> _Request_: Write out each line word for word. Drop pictures.

> _Provided data_:

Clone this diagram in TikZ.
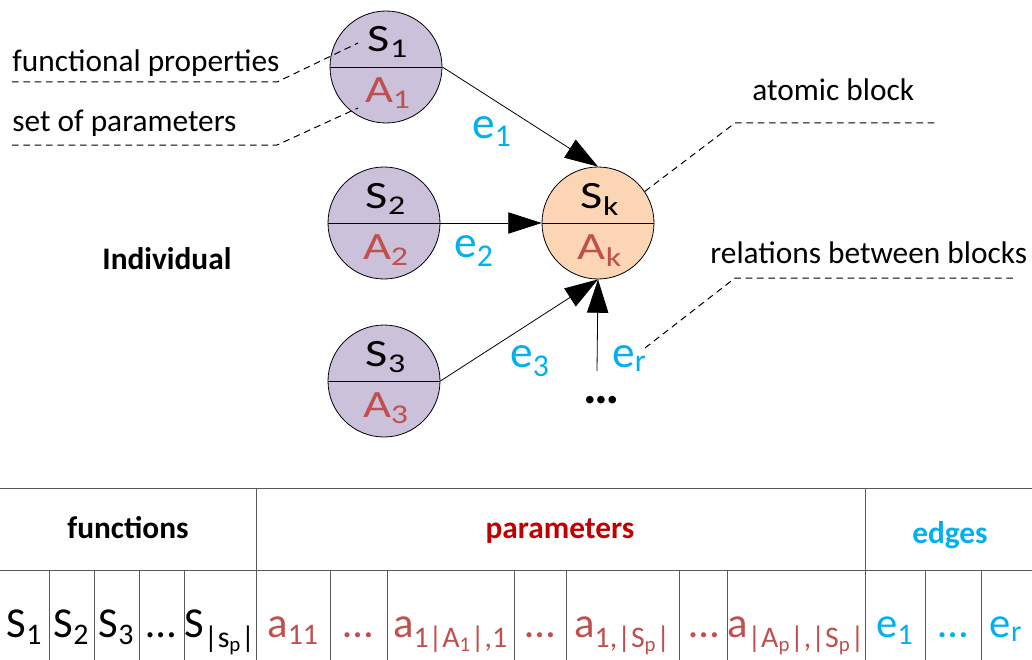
\documentclass[tikz,border=0pt]{standalone}
\usepackage{fontspec}
\setmainfont{Carlito}
\usepackage{amsmath}
\usepackage{xcolor}
\usetikzlibrary{arrows.meta, calc}

\definecolor{blockfill}{HTML}{CCC1DA}
\definecolor{atomfill}{HTML}{FCD5B5}
\definecolor{parred}{HTML}{C0504D}
\definecolor{headred}{HTML}{C00000}
\definecolor{edgeblue}{HTML}{00B0F0}
\newcommand\dn[1]{\ensuremath{_{\text{#1}}}}
\newcommand\wide[1]{\scalebox{1.25}[1]{#1}}

\begin{document}
\begin{tikzpicture}[x=0.75pt, y=-0.75pt, line width=0.6pt, >={Triangle[length=25pt, width=16pt]},
  block/.style={circle, draw, minimum size=84pt, inner sep=0pt, fill=blockfill,
    path picture={\draw (path picture bounding box.west) -- (path picture bounding box.east);}},
  btext/.style={anchor=base, inner sep=0pt, font=\fontsize{29}{34}\selectfont},
  lab/.style={anchor=base west, inner sep=0pt, font=\fontsize{23.5}{28}\selectfont},
  elab/.style={anchor=base west, inner sep=0pt, text=edgeblue, font=\fontsize{34}{38}\selectfont},
  lead/.style={dash pattern=on 5pt off 3.5pt, line width=0.75pt},
  grid/.style={draw=black!65, line width=0.75pt},
  head/.style={anchor=base, inner sep=0pt, font=\fontsize{23.5}{28}\selectfont\bfseries},
  cell/.style={anchor=base, inner sep=0pt, font=\fontsize{32}{36}\selectfont}]
  \useasboundingbox (0,0) rectangle (1032,660);

  % blocks
  \node[block] (s1) at (386,67) {};
  \node[block] (s2) at (384,223) {};
  \node[block] (s3) at (384,381) {};
  \node[block, fill=atomfill] (sk) at (598,223) {};
  \node[btext] (s1s) at ($(s1)+(2,-15)$) {\wide{S\dn{1}}};
  \node[btext, text=parred] (s1a) at ($(s1)+(2,36)$) {\wide{A\dn{1}}};
  \node[btext] (s2s) at ($(s2)+(2,-15)$) {\wide{S\dn{2}}};
  \node[btext, text=parred] (s2a) at ($(s2)+(2,36)$) {\wide{A\dn{2}}};
  \node[btext] (s3s) at ($(s3)+(2,-15)$) {\wide{S\dn{3}}};
  \node[btext, text=parred] (s3a) at ($(s3)+(2,36)$) {\wide{A\dn{3}}};
  \node[btext] (sks) at ($(sk)+(2,-15)$) {\wide{S\dn{k}}};
  \node[btext, text=parred] (ska) at ($(sk)+(2,36)$) {\wide{A\dn{k}}};

  % edges
  \coordinate (erfoot) at (597,371);
  \draw[->] (s1.east) -- (sk.north);
  \draw[->] (s2.east) -- (sk.west);
  \draw[->] (s3.east) -- (sk.south);
  \draw[->] (erfoot) -- (sk.south);
  \node[elab] (e1) at (472,138) {e\dn{1}};
  \node[elab] (e2) at (454,257) {e\dn{2}};
  \node[elab] (e3) at (510,367) {e\dn{3}};
  \node[elab] (er) at (612,367) {e\dn{r}};
  \node[anchor=base, inner sep=0pt, font=\fontsize{38}{42}\selectfont\bfseries] (more) at (602,403) {…};

  % labels
  \node[lab] (fp) at (12,72) {functional properties};
  \node[lab] (sp) at (12,132) {set of parameters};
  \node[lab] (ab) at (752,101) {atomic block};
  \node[lab] (rb) at (710,263) {relations between blocks};
  \node[lab, font=\fontsize{23.5}{28}\selectfont\bfseries] (indiv) at (102,269) {Individual};

  \coordinate (fpk) at (277,82);
  \coordinate (fpin) at (358,43);
  \coordinate (spk) at (277,145);
  \coordinate (spin) at (358,108);
  \coordinate (abk) at (735,123);
  \coordinate (abe) at (938,123);
  \coordinate (rbk) at (735,278);
  \coordinate (rbe) at (1013,278);
  \coordinate (rbin) at (645,348);
  \draw[lead] (fpk -| fp.west) -- (fpk) -- (fpin);
  \draw[lead] (spk -| sp.west) -- (spk) -- (spin);
  \draw[lead] (sk.34) -- (abk) -- (abe);
  \draw[lead] (rbin) -- (rbk) -- (rbe);

  % individual table
  \draw[grid] (0,488) -- (1032,488);
  \draw[grid] (0,570) -- (1032,570);
  \foreach \x in {256,865}
    \draw[grid] (\x,488) -- (\x,660);
  \foreach \x in {49,94,139,184,330,387,514,566,679,727,925,981}
    \draw[grid] (\x,570) -- (\x,660);

  \node[head] (hfun) at (128,538) {functions};
  \node[head, text=headred] (hpar) at (560,538) {parameters};
  \node[head, text=edgeblue] (hedg) at (950,543) {edges};

  \node[cell] (c1) at (24.5,637) {S\dn{1}};
  \node[cell] (c2) at (71.5,637) {S\dn{2}};
  \node[cell] (c3) at (116.5,637) {S\dn{3}};
  \node[cell] (c4) at (161.5,637) {…};
  \node[cell] (c5) at (220,637) {S\dn{|s\dn{p}|}};
  \node[cell, text=parred] (c6) at (293,637) {a\dn{11}};
  \node[cell, text=parred] (c7) at (358.5,637) {…};
  \node[cell, text=parred] (c8) at (450.5,637) {a\dn{1|A\dn{1}|,1}};
  \node[cell, text=parred] (c9) at (540,637) {…};
  \node[cell, text=parred] (c10) at (622.5,637) {a\dn{1,|S\dn{p}|}};
  \node[cell, text=parred] (c11) at (704,637) {…};
  \node[cell, text=parred] (c12) at (796,637) {a\dn{|A\dn{p}|,|S\dn{p}|}};
  \node[cell, text=edgeblue] (c13) at (895,637) {e\dn{1}};
  \node[cell, text=edgeblue] (c14) at (953,637) {…};
  \node[cell, text=edgeblue] (c15) at (1006,637) {e\dn{r}};
\end{tikzpicture}
\end{document}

> _Full response_:
Clone this diagram in TikZ.
\documentclass[tikz,border=0pt]{standalone}
\usepackage{fontspec}
\setmainfont{Carlito}
\usepackage{amsmath}
\usepackage{xcolor}
\usetikzlibrary{arrows.meta, calc}

\definecolor{blockfill}{HTML}{CCC1DA}
\definecolor{atomfill}{HTML}{FCD5B5}
\definecolor{parred}{HTML}{C0504D}
\definecolor{headred}{HTML}{C00000}
\definecolor{edgeblue}{HTML}{00B0F0}
\newcommand\dn[1]{\ensuremath{_{\text{#1}}}}
\newcommand\wide[1]{\scalebox{1.25}[1]{#1}}

\begin{document}
\begin{tikzpicture}[x=0.75pt, y=-0.75pt, line width=0.6pt, >={Triangle[length=25pt, width=16pt]},
  block/.style={circle, draw, minimum size=84pt, inner sep=0pt, fill=blockfill,
    path picture={\draw (path picture bounding box.west) -- (path picture bounding box.east);}},
  btext/.style={anchor=base, inner sep=0pt, font=\fontsize{29}{34}\selectfont},
  lab/.style={anchor=base west, inner sep=0pt, font=\fontsize{23.5}{28}\selectfont},
  elab/.style={anchor=base west, inner sep=0pt, text=edgeblue, font=\fontsize{34}{38}\selectfont},
  lead/.style={dash pattern=on 5pt off 3.5pt, line width=0.75pt},
  grid/.style={draw=black!65, line width=0.75pt},
  head/.style={anchor=base, inner sep=0pt, font=\fontsize{23.5}{28}\selectfont\bfseries},
  cell/.style={anchor=base, inner sep=0pt, font=\fontsize{32}{36}\selectfont}]
  \useasboundingbox (0,0) rectangle (1032,660);

  % blocks
  \node[block] (s1) at (386,67) {};
  \node[block] (s2) at (384,223) {};
  \node[block] (s3) at (384,381) {};
  \node[block, fill=atomfill] (sk) at (598,223) {};
  \node[btext] (s1s) at ($(s1)+(2,-15)$) {\wide{S\dn{1}}};
  \node[btext, text=parred] (s1a) at ($(s1)+(2,36)$) {\wide{A\dn{1}}};
  \node[btext] (s2s) at ($(s2)+(2,-15)$) {\wide{S\dn{2}}};
  \node[btext, text=parred] (s2a) at ($(s2)+(2,36)$) {\wide{A\dn{2}}};
  \node[btext] (s3s) at ($(s3)+(2,-15)$) {\wide{S\dn{3}}};
  \node[btext, text=parred] (s3a) at ($(s3)+(2,36)$) {\wide{A\dn{3}}};
  \node[btext] (sks) at ($(sk)+(2,-15)$) {\wide{S\dn{k}}};
  \node[btext, text=parred] (ska) at ($(sk)+(2,36)$) {\wide{A\dn{k}}};

  % edges
  \coordinate (erfoot) at (597,371);
  \draw[->] (s1.east) -- (sk.north);
  \draw[->] (s2.east) -- (sk.west);
  \draw[->] (s3.east) -- (sk.south);
  \draw[->] (erfoot) -- (sk.south);
  \node[elab] (e1) at (472,138) {e\dn{1}};
  \node[elab] (e2) at (454,257) {e\dn{2}};
  \node[elab] (e3) at (510,367) {e\dn{3}};
  \node[elab] (er) at (612,367) {e\dn{r}};
  \node[anchor=base, inner sep=0pt, font=\fontsize{38}{42}\selectfont\bfseries] (more) at (602,403) {…};

  % labels
  \node[lab] (fp) at (12,72) {functional properties};
  \node[lab] (sp) at (12,132) {set of parameters};
  \node[lab] (ab) at (752,101) {atomic block};
  \node[lab] (rb) at (710,263) {relations between blocks};
  \node[lab, font=\fontsize{23.5}{28}\selectfont\bfseries] (indiv) at (102,269) {Individual};

  \coordinate (fpk) at (277,82);
  \coordinate (fpin) at (358,43);
  \coordinate (spk) at (277,145);
  \coordinate (spin) at (358,108);
  \coordinate (abk) at (735,123);
  \coordinate (abe) at (938,123);
  \coordinate (rbk) at (735,278);
  \coordinate (rbe) at (1013,278);
  \coordinate (rbin) at (645,348);
  \draw[lead] (fpk -| fp.west) -- (fpk) -- (fpin);
  \draw[lead] (spk -| sp.west) -- (spk) -- (spin);
  \draw[lead] (sk.34) -- (abk) -- (abe);
  \draw[lead] (rbin) -- (rbk) -- (rbe);

  % individual table
  \draw[grid] (0,488) -- (1032,488);
  \draw[grid] (0,570) -- (1032,570);
  \foreach \x in {256,865}
    \draw[grid] (\x,488) -- (\x,660);
  \foreach \x in {49,94,139,184,330,387,514,566,679,727,925,981}
    \draw[grid] (\x,570) -- (\x,660);

  \node[head] (hfun) at (128,538) {functions};
  \node[head, text=headred] (hpar) at (560,538) {parameters};
  \node[head, text=edgeblue] (hedg) at (950,543) {edges};

  \node[cell] (c1) at (24.5,637) {S\dn{1}};
  \node[cell] (c2) at (71.5,637) {S\dn{2}};
  \node[cell] (c3) at (116.5,637) {S\dn{3}};
  \node[cell] (c4) at (161.5,637) {…};
  \node[cell] (c5) at (220,637) {S\dn{|s\dn{p}|}};
  \node[cell, text=parred] (c6) at (293,637) {a\dn{11}};
  \node[cell, text=parred] (c7) at (358.5,637) {…};
  \node[cell, text=parred] (c8) at (450.5,637) {a\dn{1|A\dn{1}|,1}};
  \node[cell, text=parred] (c9) at (540,637) {…};
  \node[cell, text=parred] (c10) at (622.5,637) {a\dn{1,|S\dn{p}|}};
  \node[cell, text=parred] (c11) at (704,637) {…};
  \node[cell, text=parred] (c12) at (796,637) {a\dn{|A\dn{p}|,|S\dn{p}|}};
  \node[cell, text=edgeblue] (c13) at (895,637) {e\dn{1}};
  \node[cell, text=edgeblue] (c14) at (953,637) {…};
  \node[cell, text=edgeblue] (c15) at (1006,637) {e\dn{r}};
\end{tikzpicture}
\end{document}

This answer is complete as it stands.